John 12:20-36

During my first ministerial internship, the pastor went out of town,
which meant I was the minister in charge. A week later, a church
member died. I had never planned or preached a funeral before, but
as it turned out that was not the most difficult part. Just before I
stood up to preach the eulogy, I heard a commotion coming from
the vestibule. In a few moments, someone brought me a note to
inform me that a guest at the service had collapsed and died of heat
exhaustion. That was the moment that I first understood the gravity
of answering a call to Christian ministry.

More than twenty years later, that moment is seared into my memory and reminds me that following Jesus is not for the faint of heart. Following Jesus is a way of life that makes us intimately acquainted with death. He intentionally talks to his followers about his death, as well as their own. Very truly, I tell you, unless a grain of wheat falls into the earth and dies, it remains just a single grain; but if it dies, it bears much fruit (v. 24).

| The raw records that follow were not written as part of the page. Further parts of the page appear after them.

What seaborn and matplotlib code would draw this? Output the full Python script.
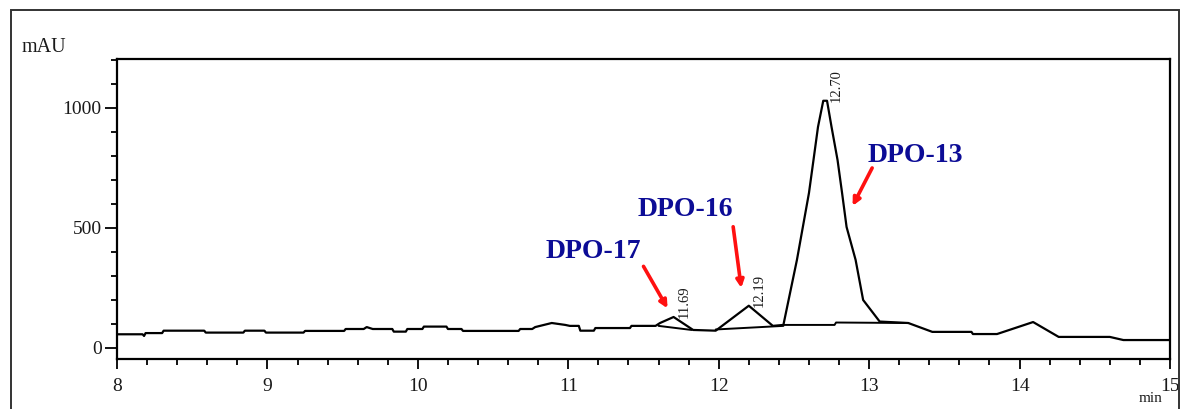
import numpy as np
import pandas as pd
import matplotlib
matplotlib.use("Agg")
import matplotlib.pyplot as plt
from matplotlib.patches import Rectangle
from matplotlib.ticker import MultipleLocator
import seaborn as sns

# ---- data ----
time_min = [8.00, 8.17, 8.18, 8.19, 8.30, 8.31, 8.58, 8.59, 8.84, 8.85, 8.98, 8.99,
            9.24, 9.25, 9.51, 9.52, 9.64, 9.66, 9.70, 9.83, 9.84, 9.92, 9.93, 10.03,
            10.04, 10.19, 10.20, 10.29, 10.30, 10.67, 10.68, 10.76, 10.78, 10.89, 10.98,
            11.01, 11.07, 11.08, 11.17, 11.18, 11.41, 11.42, 11.58, 11.61, 11.70, 11.83,
            11.98, 12.20, 12.36, 12.43, 12.52, 12.60, 12.63, 12.66, 12.695, 12.72, 12.75,
            12.79, 12.82, 12.85, 12.91, 12.96, 13.07, 13.26, 13.42, 13.68, 13.69, 13.85,
            14.09, 14.26, 14.60, 14.69, 15.00]
signal_mau = [57, 57, 50, 62, 62, 72, 72, 64, 64, 72, 72, 64,
              64, 71, 71, 79, 79, 87, 79, 79, 68, 68, 79, 79,
              89, 89, 79, 79, 71, 71, 79, 79, 87, 104, 96,
              92, 92, 72, 72, 83, 83, 92, 92, 104, 129, 75,
              72, 176, 92, 96, 367, 646, 783, 921, 1030, 1030, 921,
              783, 646, 504, 367, 200, 110, 104, 67, 67, 58, 58,
              108, 46, 46, 33, 33]

# integration baselines under peaks
base1_t = [11.60, 11.82]
base1_v = [92, 75]
base2_t = [11.98, 12.43]
base2_v = [77, 92]
base3_t = [12.43, 12.77, 12.78, 13.26]
base3_v = [96, 96, 106, 104]

peak_times = [11.69, 12.19, 12.70]
peak_heights = [129, 176, 1030]
peak_labels = ["11.69", "12.19", "12.70"]

compounds = ["DPO-17", "DPO-16", "DPO-13"]

x_ticks = [8, 9, 10, 11, 12, 13, 14, 15]
y_ticks = [0, 500, 1000]

# ---- figure ----
sns.set_style("white")
plt.rcParams["font.family"] = ["Liberation Serif", "DejaVu Serif"]

W, H = 1181, 409
fig = plt.figure(figsize=(W / 100, H / 100), dpi=100)
ax = fig.add_axes([117 / W, 1 - 359 / H, (1170 - 117) / W, (359 - 59) / H])

df = pd.DataFrame({"t": time_min, "v": signal_mau})
sns.lineplot(data=df, x="t", y="v", ax=ax, color="black", lw=1.6,
             sort=False, estimator=None)
for bt, bv in [(base1_t, base1_v), (base2_t, base2_v), (base3_t, base3_v)]:
    sns.lineplot(x=bt, y=bv, ax=ax, color="black", lw=1.4, sort=False, estimator=None)

ax.set_xlim(8, 15)
ax.set_ylim(-46, 1204)
ax.set_xticks(x_ticks)
ax.set_yticks(y_ticks)
ax.xaxis.set_minor_locator(MultipleLocator(0.2))
ax.yaxis.set_minor_locator(MultipleLocator(100))
ax.tick_params(axis="both", which="major", direction="out", color="black",
               width=1.3, labelsize=14, labelcolor="#1a1a1a")
ax.tick_params(axis="x", which="major", length=7, pad=7)
ax.tick_params(axis="y", which="major", length=9, pad=2)
ax.tick_params(axis="both", which="minor", direction="out", length=4, width=1.3,
               color="black")
ax.tick_params(bottom=True, left=True, which="both")
ax.set_xlabel("")
ax.set_ylabel("")
for s in ax.spines.values():
    s.set_color("black")
    s.set_linewidth(1.6)

# peak retention-time labels
for pt, ph, lab in zip(peak_times, peak_heights, peak_labels):
    ax.text(pt + 0.035, ph - 5, lab, rotation=90, ha="left", va="bottom",
            fontsize=10.5, color="#1a1a1a", fontstretch="condensed")

# compound annotations with red arrows
ann = [((11.165, 400), (11.50, 340), (11.66, 165)),
       ((11.777, 579), (12.096, 505), (12.15, 250)),
       ((13.306, 804), (13.02, 750), (12.89, 592))]
for name, (txy, tail, head) in zip(compounds, ann):
    ax.text(txy[0], txy[1], name, ha="center", va="center", fontsize=20,
            fontweight="bold", color="#0c0c96")
    ax.annotate("", xy=head, xytext=tail,
                arrowprops=dict(arrowstyle="-|>", color="#ff1010", lw=2.6,
                                mutation_scale=11, shrinkA=0, shrinkB=0))

# axis unit labels
fig.text(22 / W, 1 - 48 / H, "mAU", ha="left", va="center", fontsize=14.5,
         color="#1a1a1a")
fig.text(1151 / W, 1 - 392 / H, "min", ha="center", va="top", fontsize=11,
         color="#1a1a1a")

# outer frame
fig.add_artist(Rectangle((11 / W, -0.2), (1179 - 11) / W, 1.2 - 10 / H,
                         transform=fig.transFigure, fill=False,
                         edgecolor="#333333", lw=1.4))

fig.savefig("out.png", dpi=100)
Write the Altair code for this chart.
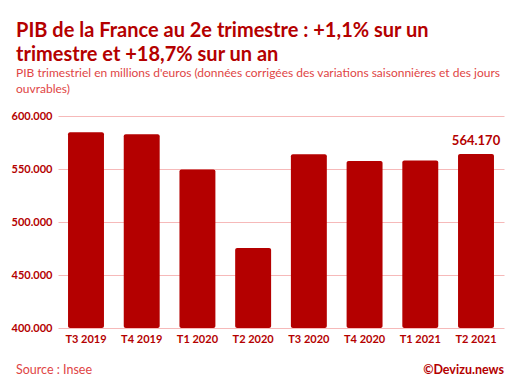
import altair as alt
import pandas as pd

quarters = ["T3 2019", "T4 2019", "T1 2020", "T2 2020", "T3 2020", "T4 2020", "T1 2021", "T2 2021"]
pib = [584700, 582700, 549500, 475400, 563800, 557600, 558000, 564170]

df = pd.DataFrame({"q": quarters, "v": pib})

DARK = "#b40000"
LIGHT = "#e04545"
GRID = "#f6b9b9"
FONT = "Lato"

base = alt.Chart(df)

bars = base.mark_bar(color=DARK, cornerRadius=2).encode(
    x=alt.X("q:N", sort=quarters, title=None,
            scale=alt.Scale(paddingInner=0.355, paddingOuter=0.18),
            axis=alt.Axis(labelAngle=0, labelFont=FONT, labelFontWeight="bold",
                          labelFontSize=11, labelColor=DARK, domain=False, ticks=False,
                          labelPadding=5)),
    y=alt.Y("v:Q", title=None,
            scale=alt.Scale(domain=[400000, 600000], nice=False, zero=False),
            axis=alt.Axis(values=[400000, 450000, 500000, 550000, 600000],
                          labelExpr="replace(format(datum.value, ',d'), ',', '.')",
                          labelFont=FONT, labelFontWeight="bold", labelFontSize=11,
                          labelColor=DARK, domain=False, ticks=False, labelPadding=6,
                          gridColor=GRID, gridWidth=1)),
    y2=alt.datum(400000),
)

label = base.transform_filter(alt.datum.q == "T2 2021").transform_calculate(
    t="replace(format(datum.v, ',d'), ',', '.')"
).mark_text(color=DARK, font=FONT, fontWeight="bold", fontSize=13, dy=-6, baseline="bottom").encode(
    x=alt.X("q:N", sort=quarters),
    y="v:Q",
    text="t:N",
)

source = alt.Chart(pd.DataFrame({"t": ["Source : Insee"]})).mark_text(
    align="left", baseline="middle", color=LIGHT, font=FONT, fontSize=12.5
).encode(x=alt.value(-42), y=alt.value(254), text="t:N")

credit = alt.Chart(pd.DataFrame({"t": ["©Devizu.news"]})).mark_text(
    align="right", baseline="middle", color=DARK, font=FONT, fontWeight="bold", fontSize=12.5
).encode(x=alt.value(446), y=alt.value(254), text="t:N")

chart = alt.layer(bars, label, source, credit).properties(
    width=446, height=212,
    padding={"left": 50, "top": 108, "right": 8, "bottom": 50},
    autosize=alt.AutoSizeParams(type="none"),
    title=alt.TitleParams(
        text=["PIB de la France au 2e trimestre : +1,1% sur un", "trimestre et +18,7% sur un an"],
        subtitle=["PIB trimestriel en millions d'euros (données corrigées des variations saisonnières et des jours", "ouvrables)"],
        anchor="start", frame="group", dx=-42, offset=15,
        font=FONT, fontSize=20, fontWeight="bold", color=DARK, lineHeight=24,
        subtitleFont=FONT, subtitleFontSize=12, subtitleColor=LIGHT, subtitleLineHeight=16,
        subtitlePadding=3,
    ),
).configure_view(stroke=None)

chart.save("out.html", embed_options={"renderer": "svg", "actions": False})
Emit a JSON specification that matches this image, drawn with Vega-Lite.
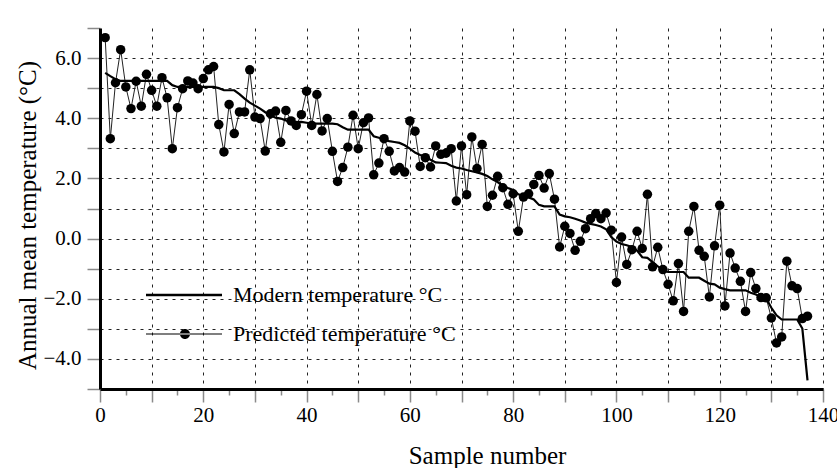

Our culture tries to avoid serious conversations about the reality of death, but disciples of Jesus understand that until we die to self, we cannot fully live. In a society that encourages us to do whatever we want, whenever we want, humbly choosing to die to self and do what God wants is a serious commitment for disciples to make. Dying to self means being willing to go wherever God leads us. Whoever serves me must follow me, and where I am, there will my servant
be also
(v. 26). We will not find the life we want until we humbly and fully surrender our lives to God.


What needs to die in you so that you can find a more abundant life in Christ?


Dear Lord, may I lay down my life today so that I can follow you and be found with you. Amen.